Hi Capt:
I think the rule of thumb on machines is that bigger/heavier is always better?
Should be qualified a bit. You qualified your question a bit by stating that the mill purchase is a "want", not a need - so buy what you want.
DavidR8's advise is certainly correct - to a point. If you don't have power, space or machine moving abilities for a larger machine, then obviously bigger and heavier is not better, if you can't use it.
If space, power, weight are no issue for you - then a bigger machine is certainly more capable. This statement is still valid only up to a point. I have two manual mills:
- the smaller is an odd ball multi function tool room mill (called a "die sinker"). It is a very nice machine, extremely adaptable, but the movements / work envelop is pretty small (slightly smaller than the PM25 but 7x the weight).
- the larger is a regular knee mill, 10x48 table and has all the standard features / options that these were sold with - weight is ~#2700.

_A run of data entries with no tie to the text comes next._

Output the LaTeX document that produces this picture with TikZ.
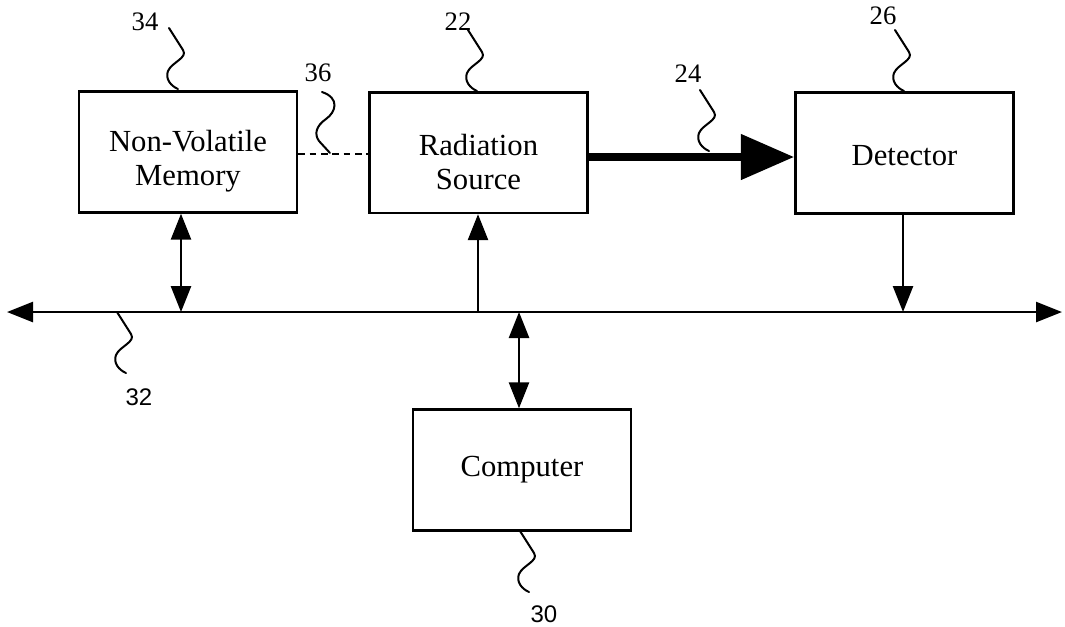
\documentclass[tikz,border=0pt]{standalone}
\usepackage{fontspec}
\setmainfont{Liberation Serif}
\setsansfont{Liberation Sans}
\usetikzlibrary{arrows.meta}
\begin{document}
\begin{tikzpicture}[x=0.75pt,y=-0.75pt,
  box/.style={draw,line width=2pt,minimum width=163.5pt,minimum height=90.5pt,inner sep=0pt},
  boxtext/.style={align=center,inner sep=0pt,font=\fontsize{23}{25.5}\selectfont},
  reflab/.style={font=\fontsize{20}{22}\selectfont,inner sep=0pt},
  reflabsf/.style={font=\sffamily\fontsize{18}{20}\selectfont,inner sep=0pt},
  lead/.style={line width=1.5pt,line cap=round},
  conn/.style={line width=1.9pt},
  onetip/.style={conn,-{Triangle[length=19.5pt,width=15pt]}},
  twotip/.style={conn,{Triangle[length=19.5pt,width=15pt]}-{Triangle[length=19.5pt,width=15pt]}},
  beam/.style={line width=6pt,-{Triangle[length=40pt,width=33pt]}},
  squig/.pic={\draw[lead] (0,0) -- (14,22) .. controls (19,30) and (3,34) .. (-1,43) .. controls (-4,51) and (2,58) .. (9,61);}
]
\useasboundingbox (0,0) rectangle (1065,626);

% boxes
\node[box] (nvm) at (188,152) {};
\node[box] (rad) at (478.5,152.5) {};
\node[box] (det) at (904.5,153) {};
\node[box] (comp) at (522,470) {};
\node[boxtext,yshift=-7pt] (tnvm) at (nvm.center) {Non-Volatile\\Memory};
\node[boxtext,yshift=-7pt] (trad) at (rad.center) {Radiation\\Source};
\node[boxtext,yshift=-2pt] (tdet) at (det.center) {Detector};
\node[boxtext,yshift=0pt] (tcomp) at (comp.center) {Computer};

% bus
\coordinate (busL) at (7,312);
\coordinate (busR) at (1062,312);
\draw[twotip] (busL) -- (busR);
\coordinate (bA) at (181,312);
\coordinate (bB) at (478,312);
\coordinate (bC) at (903,312);
\coordinate (bD) at (519,312);

% connectors
\draw[twotip] (nvm.south -| bA) -- (bA);
\draw[onetip] (bB) -- (rad.south -| bB);
\draw[onetip] (det.south -| bC) -- (bC);
\draw[twotip] (bD) -- (comp.north -| bD);

\coordinate (beamy) at (700,157);
\draw[beam] (rad.east |- beamy) -- (det.west |- beamy);

\coordinate (dashy) at (330,154);
\draw[conn,dash pattern=on 5pt off 3.5pt] (nvm.east |- dashy) -- (rad.west |- dashy);

% reference labels
\node[reflab] (l34) at (145,22) {34};
\node[reflab] (l22) at (458,22) {22};
\node[reflab] (l36) at (318,73) {36};
\node[reflab] (l24) at (688,74) {24};
\node[reflab] (l26) at (883,16) {26};
\node[reflabsf] (l32) at (139,397) {32};
\node[reflabsf] (l30) at (544,614) {30};

% leader squiggles
\pic at (169,28) {squig};
\pic at (468,30) {squig};
\pic at (700,90) {squig};
\pic at (895,30) {squig};
\pic at (117,312) {squig};
\pic at (520,531) {squig};
\draw[lead] (322,92) .. controls (340,98) and (336,112) .. (326,119) .. controls (316,126) and (314,134) .. (319,141) -- (330,153);
\end{tikzpicture}
\end{document}
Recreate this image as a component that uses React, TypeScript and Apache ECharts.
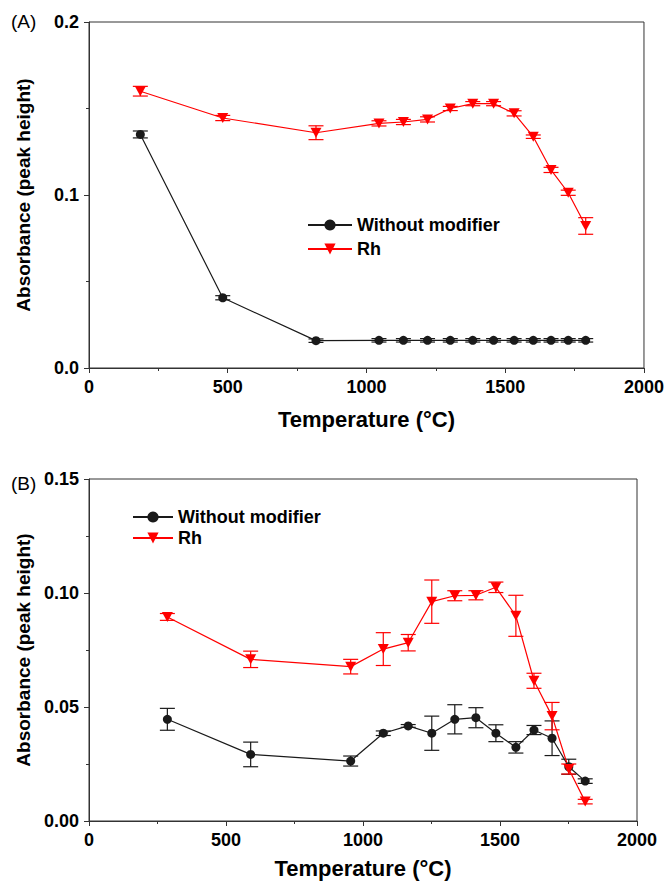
import React, { useEffect, useRef } from "react";
import * as echarts from "echarts";

// Panel A data
const tempsA = [185, 482, 818, 1045, 1133, 1220, 1302, 1383, 1458, 1532, 1601, 1665, 1727, 1790];
const blackA = [0.135, 0.0406, 0.0158, 0.016, 0.016, 0.016, 0.016, 0.016, 0.016, 0.016, 0.016, 0.016, 0.016, 0.016];
const blackErrA = [0.002, 0.0012, 0.001, 0.001, 0.001, 0.001, 0.001, 0.001, 0.001, 0.001, 0.001, 0.001, 0.001, 0.001];
const redA = [0.16, 0.1445, 0.136, 0.1414, 0.1422, 0.1437, 0.15, 0.1528, 0.1528, 0.1472, 0.1337, 0.1145, 0.1013, 0.0821];
const redErrA = [0.0028, 0.0015, 0.004, 0.0015, 0.0015, 0.0015, 0.0012, 0.0012, 0.0012, 0.0015, 0.001, 0.0015, 0.0015, 0.0048];

// Panel B data
const tempsB = [286, 590, 955, 1074, 1165, 1251, 1335, 1412, 1485, 1558, 1624, 1690, 1751, 1811];
const blackB = [0.0446, 0.0292, 0.0263, 0.0385, 0.0417, 0.0385, 0.0446, 0.0453, 0.0385, 0.0323, 0.0399, 0.0363, 0.0238, 0.0175];
const blackErrB = [0.0048, 0.0054, 0.0022, 0.001, 0.0006, 0.0075, 0.0064, 0.0044, 0.0037, 0.0025, 0.002, 0.0076, 0.0033, 0.001];
const redB = [0.0895, 0.0709, 0.0677, 0.0754, 0.0782, 0.0962, 0.0988, 0.099, 0.1025, 0.09, 0.0615, 0.046, 0.0228, 0.0085];
const redErrB = [0.0015, 0.0036, 0.0032, 0.0072, 0.0036, 0.0095, 0.0022, 0.002, 0.0023, 0.009, 0.0033, 0.006, 0.0022, 0.001];

const seriesNames = ["Without modifier", "Rh"];
const xTitle = "Temperature (°C)";
const yTitle = "Absorbance (peak height)";
const panelLabels = ["(A)", "(B)"];

const BLACK = "#1a1a1a";
const RED = "#ff0000";
const FONT = "'Liberation Sans', Arial, sans-serif";
const TRI = "path://M0,0 L10,0 L5,9 Z";

function pairs(xs: number[], ys: number[]) {
  return xs.map((x, i) => [x, ys[i]]);
}
function triples(xs: number[], ys: number[], es: number[]) {
  return xs.map((x, i) => [x, ys[i], es[i]]);
}

function errRender(color: string) {
  return (params: any, api: any) => {
    const x = api.value(0);
    const y = api.value(1);
    const e = api.value(2);
    const top = api.coord([x, y + e]);
    const bot = api.coord([x, y - e]);
    const w = 7.5;
    const style = { stroke: color, lineWidth: 1.2, fill: null };
    return {
      type: "group",
      children: [
        { type: "line", shape: { x1: top[0], y1: top[1], x2: bot[0], y2: bot[1] }, style },
        { type: "line", shape: { x1: top[0] - w, y1: top[1], x2: top[0] + w, y2: top[1] }, style },
        { type: "line", shape: { x1: bot[0] - w, y1: bot[1], x2: bot[0] + w, y2: bot[1] }, style },
      ],
    };
  };
}

function xAxisCfg(gridIndex: number, nameGap: number) {
  return {
    type: "value",
    gridIndex,
    min: 0,
    max: 2000,
    interval: 500,
    name: xTitle,
    nameLocation: "middle",
    nameGap,
    nameTextStyle: { fontFamily: FONT, fontWeight: "bold", fontSize: 22, color: "#000" },
    axisLine: { show: true, onZero: false, lineStyle: { color: "#333", width: 1 } },
    axisTick: { show: true, inside: false, length: 5, lineStyle: { color: "#333" } },
    minorTick: { show: true, splitNumber: 2, length: 3, lineStyle: { color: "#333" } },
    splitLine: { show: false },
    minorSplitLine: { show: false },
    axisLabel: {
      fontFamily: FONT,
      fontWeight: "bold",
      fontSize: 18,
      color: "#000",
      margin: 10,
      formatter: (v: number) => String(v),
    },
  };
}

function yAxisCfg(gridIndex: number, max: number, interval: number, digits: number) {
  return {
    type: "value",
    gridIndex,
    min: 0,
    max,
    interval,
    name: yTitle,
    nameLocation: "middle",
    nameGap: 56,
    nameTextStyle: { fontFamily: FONT, fontWeight: "bold", fontSize: 19, color: "#000" },
    axisLine: { show: true, onZero: false, lineStyle: { color: "#333", width: 1 } },
    axisTick: { show: true, inside: false, length: 5, lineStyle: { color: "#333" } },
    minorTick: { show: true, splitNumber: 2, length: 3, lineStyle: { color: "#333" } },
    splitLine: { show: false },
    minorSplitLine: { show: false },
    axisLabel: {
      fontFamily: FONT,
      fontWeight: "bold",
      fontSize: 18,
      color: "#000",
      margin: 10,
      formatter: (v: number) => v.toFixed(digits),
    },
  };
}

function lineSeries(name: string, idx: number, data: number[][], color: string, isTri: boolean) {
  return {
    type: "line",
    name,
    xAxisIndex: idx,
    yAxisIndex: idx,
    data,
    symbol: isTri ? TRI : "circle",
    symbolSize: isTri ? [11, 10] : 9,
    showSymbol: true,
    lineStyle: { color, width: 1.2 },
    itemStyle: { color, borderWidth: 0 },
    z: 3,
  };
}

function errSeries(idx: number, data: number[][], color: string) {
  return {
    type: "custom",
    xAxisIndex: idx,
    yAxisIndex: idx,
    data,
    encode: { x: 0, y: 1 },
    renderItem: errRender(color),
    z: 2,
    silent: true,
  };
}

export default function App() {
  const ref = useRef<HTMLDivElement>(null);
  useEffect(() => {
    if (!ref.current) return;
    const chart = echarts.init(ref.current, null, { renderer: "svg" });
    const legendText = { fontFamily: FONT, fontWeight: "bold", fontSize: 18, color: "#000", lineHeight: 18 };
    chart.setOption({
      animation: false,
      backgroundColor: "#fff",
      grid: [
        { left: 89, right: 23, top: 22, height: 346, show: true, borderColor: "#333", borderWidth: 1, backgroundColor: "transparent" },
        { left: 89, right: 30, top: 479, height: 342, show: true, borderColor: "#333", borderWidth: 1, backgroundColor: "transparent" },
      ],
      xAxis: [xAxisCfg(0, 40), xAxisCfg(1, 36)],
      yAxis: [yAxisCfg(0, 0.2, 0.1, 1), yAxisCfg(1, 0.15, 0.05, 2)],
      legend: [
        {
          orient: "vertical",
          left: 302,
          top: 211,
          itemWidth: 44,
          itemHeight: 14,
          itemGap: 6,
          selectedMode: false,
          textStyle: legendText,
          data: seriesNames,
        },
        {
          orient: "vertical",
          left: 127,
          top: 503,
          itemWidth: 40,
          itemHeight: 14,
          itemGap: 3,
          selectedMode: false,
          textStyle: legendText,
          data: seriesNames,
        },
      ],
      graphic: [
        { type: "text", left: 11, top: 12, style: { text: panelLabels[0], font: `19px ${FONT}`, fill: "#000" } },
        { type: "text", left: 11, top: 474, style: { text: panelLabels[1], font: `19px ${FONT}`, fill: "#000" } },
      ],
      series: [
        errSeries(0, triples(tempsA, blackA, blackErrA), BLACK),
        errSeries(0, triples(tempsA, redA, redErrA), RED),
        lineSeries(seriesNames[0], 0, pairs(tempsA, blackA), BLACK, false),
        lineSeries(seriesNames[1], 0, pairs(tempsA, redA), RED, true),
        errSeries(1, triples(tempsB, blackB, blackErrB), BLACK),
        errSeries(1, triples(tempsB, redB, redErrB), RED),
        lineSeries(seriesNames[0], 1, pairs(tempsB, blackB), BLACK, false),
        lineSeries(seriesNames[1], 1, pairs(tempsB, redB), RED, true),
      ],
    });
    return () => chart.dispose();
  }, []);
  return (
    <div
      ref={ref}
      style={{ position: "fixed", left: 0, top: 0, width: 667, height: 884, background: "#fff" }}
    />
  );
}
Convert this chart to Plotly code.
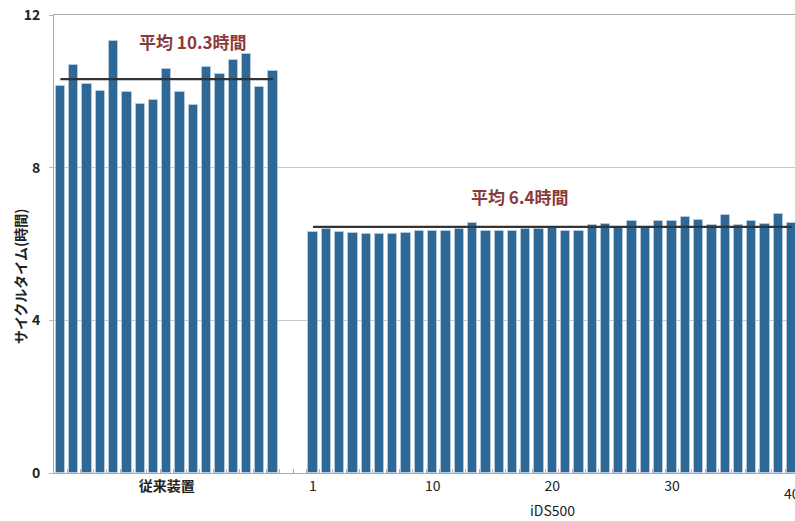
import numpy as np
import plotly.graph_objects as go

# ---- data ----
old_values = [10.14, 10.68, 10.18, 10.02, 11.33, 9.97, 9.67, 9.77, 10.58,
              9.97, 9.63, 10.63, 10.46, 10.82, 10.97, 10.12, 10.53]
new_values = [6.32, 6.39, 6.32, 6.29, 6.25, 6.26, 6.26, 6.30, 6.35, 6.35,
              6.35, 6.39, 6.54, 6.35, 6.35, 6.35, 6.39, 6.39, 6.44, 6.35,
              6.35, 6.49, 6.52, 6.44, 6.60, 6.44, 6.59, 6.60, 6.70, 6.64,
              6.49, 6.75, 6.51, 6.60, 6.53, 6.78, 6.56]
old_label = "従来装置"
new_label = "iDS500"
new_tick_labels = ["1", "10", "20", "30", "40"]
new_tick_index = [1, 10, 19, 28, 37]   # bar numbers where labels sit in the picture
avg_old_text = "平均 10.3時間"
avg_new_text = "平均 6.4時間"
y_ticks = [0, 4, 8, 12]
y_title = "サイクルタイム(時間)"

# ---- positions ----
gap = 2
x_old = list(range(1, len(old_values) + 1))
x_new = [len(old_values) + gap + i for i in range(1, len(new_values) + 1)]

BAR = "#2E6896"
FONT = "Noto Sans CJK JP"
TXT = "#222222"

fig = go.Figure()
bar_line = dict(color="rgba(190,210,228,0.7)", width=1)
fig.add_trace(go.Bar(x=x_old, y=old_values, width=0.7, marker=dict(color=BAR, line=bar_line)))
fig.add_trace(go.Bar(x=x_new, y=new_values, width=0.7, marker=dict(color=BAR, line=bar_line)))

m_old = float(np.mean(old_values))
m_new = float(np.mean(new_values))
fig.add_trace(go.Scatter(x=[x_old[0], x_old[-1]], y=[m_old, m_old], mode="lines",
                         line=dict(color="#333333", width=2.2)))
fig.add_trace(go.Scatter(x=[x_new[0], x_new[-1]], y=[m_new, m_new], mode="lines",
                         line=dict(color="#333333", width=2.2)))

fig.add_annotation(x=(x_old[0] + x_old[-1]) / 2 + 1.9, y=m_old, yshift=38, text="<b>" + avg_old_text + "</b>",
                   showarrow=False, font=dict(family=FONT, size=17, color="#8B3A3A"))
fig.add_annotation(x=x_new[0] + 15.5, y=m_new, yshift=30, text="<b>" + avg_new_text + "</b>",
                   showarrow=False, font=dict(family=FONT, size=17, color="#8B3A3A"))
fig.add_annotation(x=x_new[new_tick_index[2] - 1], y=0, yref="y", yshift=-37, text=new_label,
                   showarrow=False, font=dict(family=FONT, size=14, color=TXT))
# last numeric label sits at the clipped right edge, so draw it as an annotation
fig.add_annotation(x=x_new[new_tick_index[-1] - 1], y=0, yref="y", yshift=-20, text=new_tick_labels[-1],
                   showarrow=False, font=dict(family=FONT, size=14, color=TXT))
# y-axis title
fig.add_annotation(xref="paper", x=-0.062, yref="paper", y=0.43, text="<b>" + y_title + "</b>",
                   textangle=-90, showarrow=False, font=dict(family=FONT, size=14, color=TXT))

tickvals = [(x_old[0] + x_old[-1]) / 2] + [x_new[i - 1] for i in new_tick_index[:-1]]
ticktext = ["<b>" + old_label + "</b>"] + new_tick_labels[:-1]

fig.update_layout(
    width=795, height=521,
    margin=dict(l=54, r=0, t=15, b=48),
    plot_bgcolor="white", paper_bgcolor="white",
    showlegend=False, bargap=0,
    font=dict(family=FONT, color=TXT),
    xaxis=dict(range=[0.52, 56.25], tickvals=tickvals, ticktext=ticktext, ticks="",
               tickfont=dict(family=FONT, size=14, color=TXT),
               showline=True, linecolor="#aaaaaa", linewidth=1, mirror=True,
               showgrid=False, zeroline=False,
               minor=dict(tick0=0.5, dtick=1, ticks="inside", ticklen=4, tickcolor="#aaaaaa", showgrid=False)),
    yaxis=dict(range=[0, 12], tickvals=y_ticks, ticks="outside", ticklen=4, tickcolor="#bbbbbb",
               ticklabelstandoff=6,
               tickfont=dict(family=FONT, size=14, color=TXT, weight="bold"),
               showgrid=True, gridcolor="#c8c8c8", gridwidth=1,
               showline=True, linecolor="#aaaaaa", linewidth=1, zeroline=False),
)

fig.write_html("out.html")
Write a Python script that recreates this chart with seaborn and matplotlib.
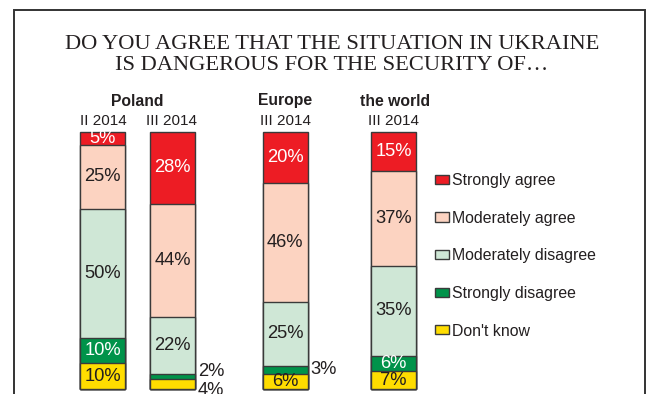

My larger mill is significantly easier to use than the small one, since the movements are a decent size - so the set ups are simpler. While I see it as substantial piece of metal - it really is NOT a "big" mill - it is about the smallest mill that Cinci made.
Yes, there is much to be gained. The PM30 will give you significantly more capability than the PM25. They are both small machines, but if your projects (with vise and spindle tooling) will fit in the work envelop - then you will be fine. Lots of good work has been done on PM25/30 sized machines.